Showing posts with label Boyhood-2014 Richard-Linklater Patricia-Arquette Ellar-Coltrane Lorelei-Linklater Ethan-Hawke Marco-Perella Brad-Hawkins 12-years-filming. Show all posts
Showing posts with label Boyhood-2014 Richard-Linklater Patricia-Arquette Ellar-Coltrane Lorelei-Linklater Ethan-Hawke Marco-Perella Brad-Hawkins 12-years-filming. Show all posts

Monday, April 12, 2021

Seize the Moments

BOYHOOD (2014) 
Reviewed by Jerry Saravia
Top ten best films of the 2010 era
Reprinted with permission by Steel Notes Magazine
I once saw a short film on HBO, far too many years back to recall the title, about a filmmaker who is making a savagely violent film where a family is attacked and almost killed. Someone on the set reminds the filmmaker that life need not always be depicted as cruel and savage; how about a film about a divorced couple with a family who try to get along? “Boyhood” reminded me of that. This 2-hours-plus revelation is about the maturity of a divorced family, within a 12-year span, and it is everything I love about cinema and everything conventional wisdom says you should hate about independent cinema. There is no distinguishable plot and no character arcs and not much story except the story of a family and how they cope with each other, and learn to live with each other through hardships. To complain, as some have, of a lack of narrative thrust is to dismiss what the film ultimately accomplishes. Call it Scenes from Childhood, or just call it very poetically, “Boyhood.” 

The sweet Texas daydreamer Mason Jr. (Ellar Coltrane, who in the opening scene, is seen staring memorably at the blue sky while lying on school grounds) is the young boy, the son of Olivia and Mason, Sr. (both magnificently played by Patricia Arquette and Ethan Hawke). Lorelei Linklater is Samantha, the sister who likes to tease her brother (they are seen sharing bunkbeds in their early years). Olivia and Mason Sr. are divorcing; the dad hopes to reunite the family as a whole, rather than visiting on selective days of the week. The divorce ensues, years pass, and Olivia marries two other men. One is an alcoholic, highly strict professor (Marco Perella, depicting an unflinching brutality); the other, a former soldier turned corrections officer (Brad Hawkins, showcasing a father who would rather be admired than loved) who expects an older Mason Jr. to respect his curfew. The professor causes discomfort at the dinner table, asks for his own kids and his stepkids to show him their cell phones and, worst of all, forces Mason to have the worst haircut of his life (we kids have all been there - “You’ll look like a man instead of a little girl”). The corrections officer, shown unobtrusively in two scenes drinking a beer, insists that his strict adherence to work and maintaining his family makes him “cool.” Teen Mason’s painted fingernails and earrings do not impress this straight-as-an-arrow husband of Olivia’s life.
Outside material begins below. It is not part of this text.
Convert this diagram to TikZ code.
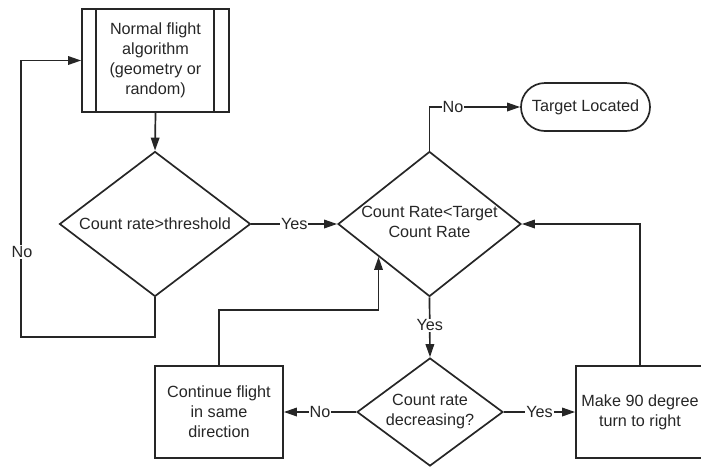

 Moment by moment, the family faces disruption and instability. Mason Jr. and Samantha always have to switch schools, Olivia is attracted to the wrong kind of men (vicious, drunk, belligerent bullies at best), yet it is Mason’s biological dad who makes amends in his own life and maintains stability -- he gets married for a second time and with a child of his own yet never forgetting his own brethren. Mason’s Dad is the one that we of so little faith deem as a loser in the beginning (some audience members might), living with a band member and smoking pot and driving the same black GTO - I even thought he would disappear from the picture. In fact, he ends up as the most responsible of the bunch. Olivia also makes amends, hoping to be a “mommy monk, simple, celibate” and selling her home, stating that she is spending the second half of her life getting rid of everything she worked for. It is Mason Sr. who reminds Olivia that she did a good job raising the kids and we believe it because we see it -you feel close to the family and this becomes one of those rare films where we, the observers, becomes as intimate with the family as they are with each other. 

The attraction of the movie, its galvanizing power, is that it captures moments in a family’s history - you do not seize the moment, the moment seizes you. The filmed record of more than a decade’s worth is a wonderful novelty, adding immeasurably to the proceedings (Director Richard Linklater actually filmed the kids and the adults consistently for 12 years). “Boyhood” reminds me of the “Up” documentaries of which director Michael Apted followed young kids to their adulthood. “Boyhood” does something more captivating and emotionally grounded - it seizes the honesty of moments, both grand and small, from the acute perspective of kids as they reach puberty and beyond. Those precious moments, all 142 minutes of them, seize us.